City of Peachtree Corners Finance Dept. Awarded Certificate of Achievement 



The City of Peachtree Corners’ Finance Department has been awarded a Certificate of Achievement for Excellence in Financial Reporting from the Government Finance Officers Association of the United States and Canada (GFOA) for its 2021 financial year-end comprehensive annual financial report (CAFR).

The GFOA’s Certificate of Achievement is the highest form of recognition in governmental accounting and financial reporting, and its attainment represents a significant accomplishment by a government and its management. It is the city’s fourth year receiving the award and represents a significant accomplishment by the City’s Finance Department and its leadership.

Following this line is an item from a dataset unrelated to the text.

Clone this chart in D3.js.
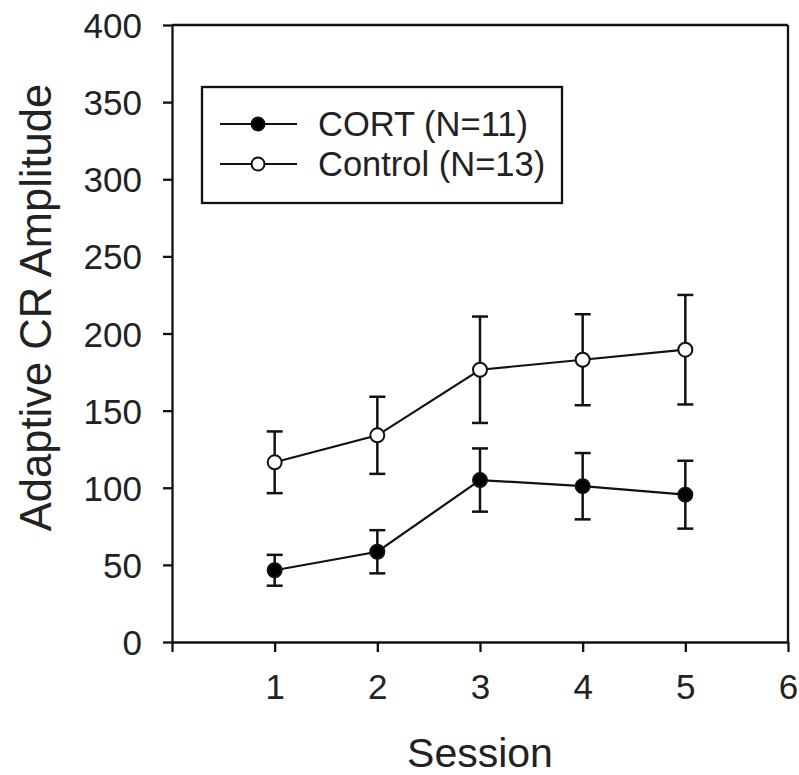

“We are pleased to again receive this honor,” said City Manager Brian Johnson. “Our finance department, and Finance Director Cory Salley, are to be commended for this achievement as it is the highest form of recognition GOFA presents.”

The city’s Finance Department produces the CAFR each year and works with independent auditors to verify the city’s financial situation and standing. The CAFR is judged by an impartial panel to meet the high standards of the program, which includes demonstrating a constructive “spirit of full disclosure” to clearly communicate its financial story and motivate potential users and user groups to read the report.

“This is an important award that validates Peachtree Corners’ commitment to go beyond the minimum requirements to prepare comprehensive annual financial reports in the spirit of transparency and full disclosure,” said Assistant City Manager, Brandon Branham.

The Government Finance Officers Association, based in Chicago, is a non-profit professional association serving approximately 17,500 government finance professionals. With offices in Chicago and Washington, D.C., it serves the member organization by advancing uniform standards and procedures in financial management for governments and assisting with professional development for public finance managers.